Thank you to Steve McCormick for providing the September blog whilst I was away on leave. I trust you found it useful to hear about the work Steve and his team have been doing in Licensing, Customer Services and the ACS.
I have attended a number of meetings this month, mainly to talk about the proposed changes to the regime and how we can take account of the wide range of views from the industry and the many individuals that we license.
I travelled to Rugby to talk with a group from the cash and valuables in transit group, organised by Skills for Security. The main topic was the proposed arrangements for the new regulatory regime. As with most such meetings, there was robust debate on what the future approach to regulation should be.
At the beginning of October the Chairman, Ruth Henig, and I travelled to Edinburgh to meet with Mr MacAskill, the Scottish Cabinet Secretary for Justice. We were able to discuss progress on the proposals for transition and how this would be handled in Scotland and to update Mr MacAskill on our work in Scotland.

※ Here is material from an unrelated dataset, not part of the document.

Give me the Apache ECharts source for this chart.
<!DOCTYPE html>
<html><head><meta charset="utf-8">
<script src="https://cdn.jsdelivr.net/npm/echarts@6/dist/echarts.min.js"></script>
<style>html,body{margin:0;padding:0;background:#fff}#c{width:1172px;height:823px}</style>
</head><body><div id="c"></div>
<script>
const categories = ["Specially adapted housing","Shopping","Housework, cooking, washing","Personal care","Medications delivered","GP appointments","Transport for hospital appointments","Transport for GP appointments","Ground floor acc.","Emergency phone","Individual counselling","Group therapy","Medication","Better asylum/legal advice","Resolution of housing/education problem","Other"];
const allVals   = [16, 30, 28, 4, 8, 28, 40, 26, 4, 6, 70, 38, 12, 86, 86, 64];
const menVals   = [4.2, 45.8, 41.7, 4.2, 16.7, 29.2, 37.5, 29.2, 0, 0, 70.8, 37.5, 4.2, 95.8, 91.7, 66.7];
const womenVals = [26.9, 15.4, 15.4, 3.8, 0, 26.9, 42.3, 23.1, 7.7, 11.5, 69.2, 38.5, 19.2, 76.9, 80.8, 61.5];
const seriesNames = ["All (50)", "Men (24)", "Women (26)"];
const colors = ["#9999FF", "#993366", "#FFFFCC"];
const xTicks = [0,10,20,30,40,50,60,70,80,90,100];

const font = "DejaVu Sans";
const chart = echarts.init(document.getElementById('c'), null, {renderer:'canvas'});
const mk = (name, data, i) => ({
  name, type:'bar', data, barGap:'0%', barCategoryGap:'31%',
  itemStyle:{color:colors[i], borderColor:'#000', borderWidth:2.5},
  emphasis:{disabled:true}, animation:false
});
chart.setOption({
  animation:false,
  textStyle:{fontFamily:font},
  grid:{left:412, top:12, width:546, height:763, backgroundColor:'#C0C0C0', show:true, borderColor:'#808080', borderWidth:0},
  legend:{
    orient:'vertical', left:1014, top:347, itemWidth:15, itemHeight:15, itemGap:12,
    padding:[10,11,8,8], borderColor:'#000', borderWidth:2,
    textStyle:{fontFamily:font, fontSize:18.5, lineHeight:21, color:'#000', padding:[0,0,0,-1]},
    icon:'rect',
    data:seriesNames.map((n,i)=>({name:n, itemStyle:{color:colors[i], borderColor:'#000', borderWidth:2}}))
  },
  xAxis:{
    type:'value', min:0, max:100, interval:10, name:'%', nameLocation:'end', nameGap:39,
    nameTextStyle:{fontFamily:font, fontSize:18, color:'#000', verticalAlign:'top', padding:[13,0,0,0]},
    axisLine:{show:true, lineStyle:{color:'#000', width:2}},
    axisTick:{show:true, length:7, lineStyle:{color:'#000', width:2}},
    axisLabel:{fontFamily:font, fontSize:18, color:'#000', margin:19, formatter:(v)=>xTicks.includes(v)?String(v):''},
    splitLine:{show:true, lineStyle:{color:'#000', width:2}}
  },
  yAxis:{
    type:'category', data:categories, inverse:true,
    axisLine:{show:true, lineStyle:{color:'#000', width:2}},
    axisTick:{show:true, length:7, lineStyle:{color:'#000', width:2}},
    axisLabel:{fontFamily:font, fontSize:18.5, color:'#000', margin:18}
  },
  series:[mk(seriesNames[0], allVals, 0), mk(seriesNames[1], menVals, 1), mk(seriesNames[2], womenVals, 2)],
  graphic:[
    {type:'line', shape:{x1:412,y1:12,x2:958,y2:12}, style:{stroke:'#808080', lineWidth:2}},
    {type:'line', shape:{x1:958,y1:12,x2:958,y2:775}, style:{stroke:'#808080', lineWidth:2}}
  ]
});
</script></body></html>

The Strategic Consultation Group met at the beginning of the month; as I have mentioned before, this is collaborative group of people working in and with the private security industry helping to provide an oversight of developing plans for and progress towards delivery of the transition to a new regulatory regime. Membership of this group includes those who supply buy and rely on private security, including representatives of the Security Regulation Alliance, security buyers, police and independent members covering all licensed sectors.

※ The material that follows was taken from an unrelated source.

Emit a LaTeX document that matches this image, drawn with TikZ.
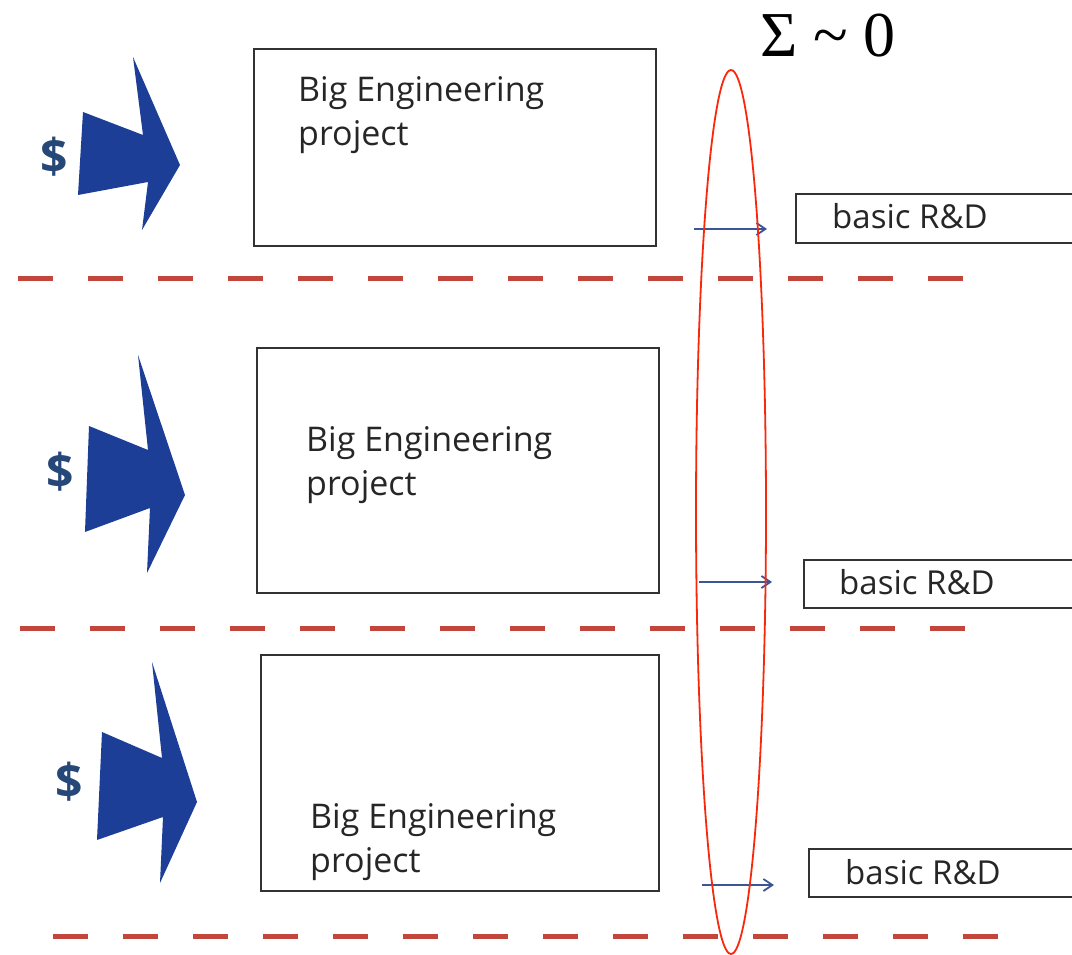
\documentclass[tikz,border=0pt]{standalone}
\usepackage{fontspec}
\setmainfont{Open Sans}
\newfontfamily\sigmafont{Liberation Serif}
\usetikzlibrary{arrows.meta}
\definecolor{bigblue}{RGB}{28,62,150}
\definecolor{dollarblue}{RGB}{38,72,120}
\definecolor{smallblue}{RGB}{60,85,150}
\definecolor{dashred}{RGB}{195,70,60}
\definecolor{ellred}{RGB}{250,40,10}
\definecolor{boxgray}{RGB}{50,50,50}
\tikzset{
  projbox/.style={draw=boxgray, line width=2.2pt},
  projtext/.style={anchor=north west, inner sep=0pt, align=left, text=black!85,
    font=\fontsize{34}{44}\selectfont},
  rdbox/.style={draw=boxgray, line width=2.2pt},
  rdtext/.style={anchor=base west, inner sep=0pt, text=black!85,
    font=\fontsize{33}{36}\selectfont},
  bigarrow/.style={fill=bigblue, draw=none},
  dollar/.style={text=dollarblue, inner sep=0pt,
    font=\fontsize{48}{48}\selectfont\bfseries},
  smallarrow/.style={draw=smallblue, line width=1.8pt, -{Straight Barb[length=9pt,width=12pt]}},
  sepline/.style={draw=dashred, line width=5pt, dash pattern=on 35pt off 35pt},
}
\begin{document}
\begin{tikzpicture}[x=1pt, y=-1pt]
\useasboundingbox (0,0) rectangle (1072,955);
\fill[white] (0,0) rectangle (1072,955);

% project boxes
\draw[projbox] (254,49) rectangle (656,246);
\draw[projbox] (257,348) rectangle (659,593);
\draw[projbox] (261,655) rectangle (659,891);
\node[projtext] (p1) at (298,76) {Big Engineering\\project};
\node[projtext] (p2) at (306,426) {Big Engineering\\project};
\node[projtext] (p3) at (310,803) {Big Engineering\\project};

% basic R&D boxes
\draw[rdbox] (796,194) rectangle (1080,243);
\draw[rdbox] (804,560) rectangle (1080,608);
\draw[rdbox] (809,849) rectangle (1080,897);
\node[rdtext] (r1) at (832,229) {basic R\&D};
\node[rdtext] (r2) at (839,594) {basic R\&D};
\node[rdtext] (r3) at (845,884) {basic R\&D};

% small arrows
\coordinate (s1) at (694,229); \coordinate (e1) at (767,229);
\coordinate (s2) at (699,582); \coordinate (e2) at (772,582);
\coordinate (s3) at (702,885); \coordinate (e3) at (774,885);
\draw[smallarrow] (s1) -- (e1);
\draw[smallarrow] (s2) -- (e2);
\draw[smallarrow] (s3) -- (e3);

% dashed separators
\draw[sepline] (18,278) -- (970,278);
\draw[sepline] (20,628) -- (970,628);
\draw[sepline] (53,936) -- (1002,936);

% big blue arrows
\fill[bigarrow] (83,112) -- (143,135) -- (133,57) -- (180,165) -- (142,230) -- (148,182) -- (78,195) -- cycle;
\fill[bigarrow] (89,426) -- (148,450) -- (138,355) -- (185,495) -- (147,573) -- (150,508) -- (85,532) -- cycle;
\fill[bigarrow] (102,732) -- (162,758) -- (152,662) -- (197,802) -- (160,883) -- (163,817) -- (97,840) -- cycle;

% dollar signs
\node[dollar] (d1) at (54,157) {\$};
\node[dollar] (d2) at (60,472) {\$};
\node[dollar] (d3) at (69,782) {\$};

% ellipse
\draw[draw=ellred, line width=1.8pt] (731,512) ellipse [x radius=35, y radius=442];

% sum
\node[anchor=base, inner sep=0pt, font=\sigmafont\fontsize{64}{64}\selectfont] (sum) at (828,57) {Σ \textasciitilde{} 0};
\end{tikzpicture}
\end{document}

On 12 October we held a major conference in Sheffield. The event was well received with a high attendance and we were able to discuss some of the details of how we are changing the way we work and to hear presentations on future CCTV regulation, Olympic security and organised crime. I would like to thank those of you who participated in the event and for the engaging discussions throughout the day.
The first of the Autumn ACS forums and future of regulation roadshows were held last week in Bristol and I am attending the next event in Scotland. The aim of the roadshows is to try and allow more individuals and companies to come and talk to us about changes to regulation and I hope that many of you have signed up to attend these events as they continue over the next month or so across the country. The roadshows will be attended by one of our Directors or myself.
I appreciate, however, that it is not always possible for individuals to get to our events. You can still see our proposals and what we are saying by looking on our web site, www.sia.homeoffice.gov.uk/future and by following us on Twitter and Facebook. Our second live Facebook forum took place on 25 October and it was good to see so many of you taking part. I also try to keep track of what is being said on industry message boards – and value these debates even if it is not always possible to respond to every comment.
The Olympics are fast approaching and we are working with many interested parties to ensure the effective delivery of security during the Games. This month I attended an Olympic Security Industry Advisory Group meeting, a group aimed at providing a bridge between Home Office Olympic team and the industry.
And we continue to work to ensure that current regulation is properly maintained – including a joint exercise with police and the Serious Organised Crime Agency (SOCA). The operation enabled us to bring some operators in Bristol back into compliance with the Private Security Industry Act, but also gave a clear signal to those in Bristol associated with serious crime in pubs, clubs or the guarding industry that the SIA is part of a team of law enforcement bodies active in disrupting major crime in the region.